I soon ceased to be a wireless operator and became a “jack of all trades”, operating a “Chance Light” or airship floodlight to enable the Fairey Battle Bombers to land at night, re-fuelling and rearming aircraft and many other duties; my lack of any previous knowledge or experience was completely discounted! A further move to 73 Squadron and I have the sad experience of seeing the well-known fighter pilot ‘Cobber Kain’ killed when his hurricane hit the ground during a non-operational flight over his own airfield.

Eventually it became necessary to retreat and after several enforced changes of location it was Nantes once again and a quick move to St Nazaire, arriving on 17th June. It was an amazing sight, with piles of kit, rifles, stores etc stacked in every vacant space with servicemen roaming the quayside. A tender was loading troops and ferrying them out to ships in the bay. Although the boat was overcrowded, two RAF lads and myself managed to get up the gangway. But having gained a footing on deck I had a terrible premonition and feeling that I must get off. My two pals needed no persuasion and we literally fought our way back to the quay. The tender soon left and due to the air raids and utter chaos we decided to get out of town and found a route which led to the cliff top. Laying in the long grass we could see the ships in the bay quite clearly. I will remember the feeling of frustration at the lack of anti-aircraft opposition to the dive bombers skimming over our heads to attack the ships. During the afternoon we saw one ship receive a direct hit causing a tremendous explosion and a mass of smoke which soon obscured the scene. Later we learned that this was the Lancastria and that the tender we had failed to sail on had disembarked troops on her.

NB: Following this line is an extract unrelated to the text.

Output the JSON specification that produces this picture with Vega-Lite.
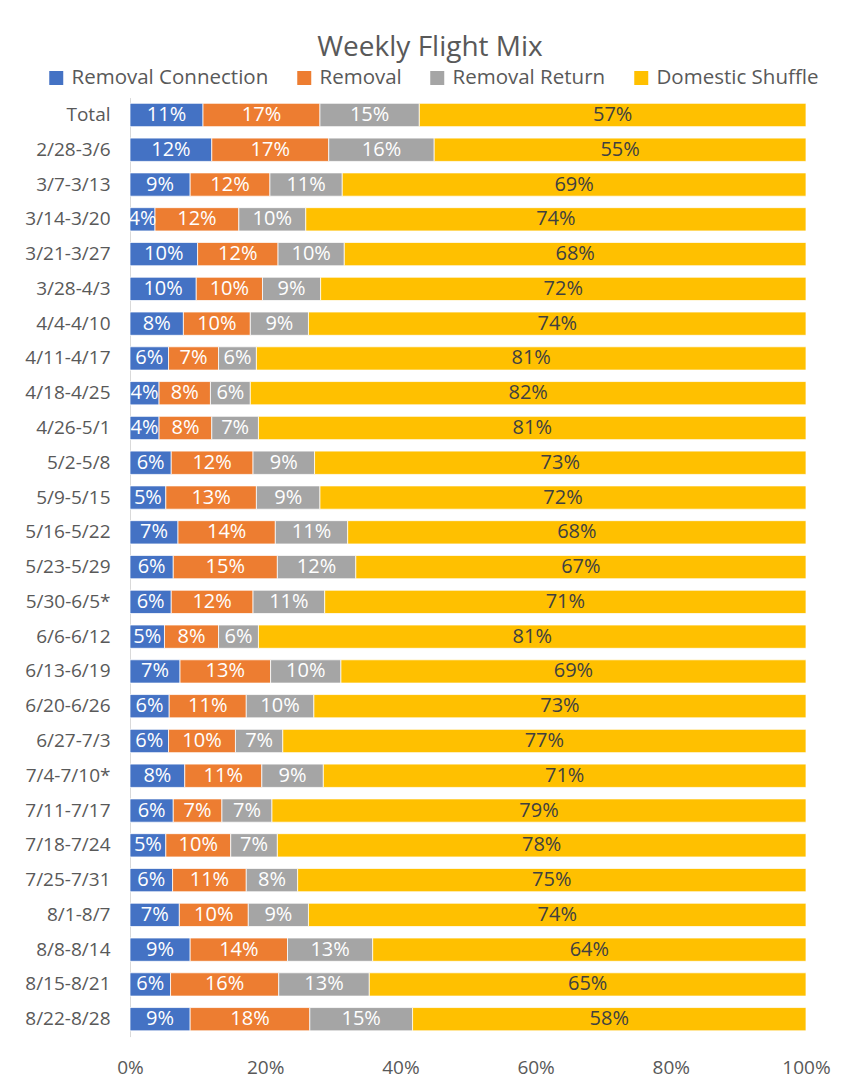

The following morning, having surveyed the damage from the air raids and realised the lack of any organised evacuation, we decided to carry on down the coast, fortunately getting a lift with servicemen on an army truck with the same idea. Brest was comparatively quiet and we were able to get on board the liner Strathaird, which took us safely back to Plymouth.

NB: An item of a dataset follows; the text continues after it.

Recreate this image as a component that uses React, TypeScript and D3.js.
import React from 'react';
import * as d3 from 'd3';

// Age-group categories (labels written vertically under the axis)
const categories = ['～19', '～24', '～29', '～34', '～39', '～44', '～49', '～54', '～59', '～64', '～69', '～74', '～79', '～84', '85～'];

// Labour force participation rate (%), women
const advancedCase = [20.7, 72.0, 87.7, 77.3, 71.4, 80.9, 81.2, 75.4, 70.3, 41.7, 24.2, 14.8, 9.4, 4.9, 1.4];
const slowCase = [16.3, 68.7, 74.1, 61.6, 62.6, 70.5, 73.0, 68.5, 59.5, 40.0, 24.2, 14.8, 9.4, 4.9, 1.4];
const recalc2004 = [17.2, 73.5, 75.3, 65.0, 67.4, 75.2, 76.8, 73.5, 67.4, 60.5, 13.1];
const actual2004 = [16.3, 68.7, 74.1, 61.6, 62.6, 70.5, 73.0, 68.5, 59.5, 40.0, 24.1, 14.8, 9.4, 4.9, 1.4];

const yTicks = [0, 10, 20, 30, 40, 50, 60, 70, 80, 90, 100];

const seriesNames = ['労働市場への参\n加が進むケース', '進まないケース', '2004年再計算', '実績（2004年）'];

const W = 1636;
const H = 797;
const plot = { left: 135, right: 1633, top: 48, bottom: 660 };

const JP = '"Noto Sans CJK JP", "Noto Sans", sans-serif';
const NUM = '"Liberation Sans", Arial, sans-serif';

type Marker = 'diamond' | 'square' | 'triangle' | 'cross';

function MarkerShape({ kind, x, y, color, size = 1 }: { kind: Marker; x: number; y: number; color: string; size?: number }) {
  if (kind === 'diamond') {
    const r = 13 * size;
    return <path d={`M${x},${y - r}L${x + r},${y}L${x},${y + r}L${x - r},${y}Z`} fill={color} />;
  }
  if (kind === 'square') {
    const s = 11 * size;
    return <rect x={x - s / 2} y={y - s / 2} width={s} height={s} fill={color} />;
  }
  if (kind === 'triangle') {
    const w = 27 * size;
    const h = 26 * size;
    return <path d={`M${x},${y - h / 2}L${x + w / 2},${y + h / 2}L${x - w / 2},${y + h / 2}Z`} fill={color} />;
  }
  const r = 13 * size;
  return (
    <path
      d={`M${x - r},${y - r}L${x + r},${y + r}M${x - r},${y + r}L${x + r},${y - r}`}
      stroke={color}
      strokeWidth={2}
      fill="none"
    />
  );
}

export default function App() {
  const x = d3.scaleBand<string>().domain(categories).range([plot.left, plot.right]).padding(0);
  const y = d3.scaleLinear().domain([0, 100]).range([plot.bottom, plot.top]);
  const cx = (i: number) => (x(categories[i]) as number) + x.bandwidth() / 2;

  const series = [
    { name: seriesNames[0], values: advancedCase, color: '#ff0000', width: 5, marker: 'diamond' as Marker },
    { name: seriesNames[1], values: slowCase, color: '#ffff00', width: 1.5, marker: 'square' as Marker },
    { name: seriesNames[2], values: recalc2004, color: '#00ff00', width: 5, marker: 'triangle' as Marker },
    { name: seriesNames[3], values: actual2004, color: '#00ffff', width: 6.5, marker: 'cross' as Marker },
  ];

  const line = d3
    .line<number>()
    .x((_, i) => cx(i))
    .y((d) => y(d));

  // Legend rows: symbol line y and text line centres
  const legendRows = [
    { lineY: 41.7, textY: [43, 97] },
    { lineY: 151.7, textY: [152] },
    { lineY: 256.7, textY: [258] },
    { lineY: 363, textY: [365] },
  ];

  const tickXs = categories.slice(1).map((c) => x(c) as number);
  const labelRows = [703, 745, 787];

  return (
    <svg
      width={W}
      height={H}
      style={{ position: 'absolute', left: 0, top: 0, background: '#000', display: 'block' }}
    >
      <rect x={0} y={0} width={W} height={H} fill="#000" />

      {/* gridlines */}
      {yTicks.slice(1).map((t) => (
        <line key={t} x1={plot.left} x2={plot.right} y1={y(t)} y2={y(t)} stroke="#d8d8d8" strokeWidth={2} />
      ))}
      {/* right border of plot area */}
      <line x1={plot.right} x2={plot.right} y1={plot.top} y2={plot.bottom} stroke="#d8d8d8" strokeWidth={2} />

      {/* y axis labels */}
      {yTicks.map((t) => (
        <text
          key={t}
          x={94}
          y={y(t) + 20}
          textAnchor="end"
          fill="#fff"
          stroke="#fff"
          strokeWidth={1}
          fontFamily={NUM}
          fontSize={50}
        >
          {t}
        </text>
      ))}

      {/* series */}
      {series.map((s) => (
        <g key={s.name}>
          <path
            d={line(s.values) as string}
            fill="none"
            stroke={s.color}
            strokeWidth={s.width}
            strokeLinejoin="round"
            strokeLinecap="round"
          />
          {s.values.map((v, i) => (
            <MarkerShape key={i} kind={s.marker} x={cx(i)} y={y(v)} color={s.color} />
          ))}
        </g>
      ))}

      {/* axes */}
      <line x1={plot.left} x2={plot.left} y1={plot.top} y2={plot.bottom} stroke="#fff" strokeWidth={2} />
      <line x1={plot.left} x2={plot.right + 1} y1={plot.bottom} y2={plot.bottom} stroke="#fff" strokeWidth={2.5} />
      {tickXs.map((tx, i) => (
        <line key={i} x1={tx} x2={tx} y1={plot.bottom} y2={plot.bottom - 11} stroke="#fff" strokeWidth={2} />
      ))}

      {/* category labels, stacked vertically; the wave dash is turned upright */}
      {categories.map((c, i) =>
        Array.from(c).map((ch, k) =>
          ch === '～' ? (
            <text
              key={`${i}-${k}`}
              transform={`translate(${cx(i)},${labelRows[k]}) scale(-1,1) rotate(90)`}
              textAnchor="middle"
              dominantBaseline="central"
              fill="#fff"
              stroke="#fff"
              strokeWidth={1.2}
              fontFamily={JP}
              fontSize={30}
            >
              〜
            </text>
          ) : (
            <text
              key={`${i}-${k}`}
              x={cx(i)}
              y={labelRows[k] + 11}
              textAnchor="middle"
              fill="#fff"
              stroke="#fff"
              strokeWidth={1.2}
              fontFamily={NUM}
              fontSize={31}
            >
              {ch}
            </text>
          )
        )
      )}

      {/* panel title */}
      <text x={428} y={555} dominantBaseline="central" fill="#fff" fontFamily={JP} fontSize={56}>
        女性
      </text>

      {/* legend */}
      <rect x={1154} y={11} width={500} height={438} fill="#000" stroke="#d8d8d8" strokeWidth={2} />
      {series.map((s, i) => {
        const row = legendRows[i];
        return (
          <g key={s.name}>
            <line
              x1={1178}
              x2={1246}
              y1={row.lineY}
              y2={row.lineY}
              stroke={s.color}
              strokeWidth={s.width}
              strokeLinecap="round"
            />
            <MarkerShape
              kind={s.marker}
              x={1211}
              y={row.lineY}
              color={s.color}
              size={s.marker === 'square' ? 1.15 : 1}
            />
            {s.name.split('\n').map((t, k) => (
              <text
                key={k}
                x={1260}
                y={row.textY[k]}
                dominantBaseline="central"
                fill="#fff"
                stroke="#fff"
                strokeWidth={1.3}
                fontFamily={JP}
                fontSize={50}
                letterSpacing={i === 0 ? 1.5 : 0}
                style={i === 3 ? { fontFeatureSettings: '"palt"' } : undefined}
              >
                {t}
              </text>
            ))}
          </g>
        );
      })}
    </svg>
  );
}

Although it was not until after the war that the full details of the sinking of the Lancastria became generally known, even today very few know that it was one of the worst sea disasters on record. It was estimated that about 5000-6000 men were on board the Lancastria when she was about to leave St Nazaire and over 3000 perished. I subsequently learnt that there were fellow Civilian Wireless Reservists aboard Lancastria at the time and sadly two lost their lives. These were John Buchan, G4QA, and R W Hunter, G3FL. Two others on board were Geoff Johnson, G2BJY and John Danks, G5DS: happily both were able to swim to safety.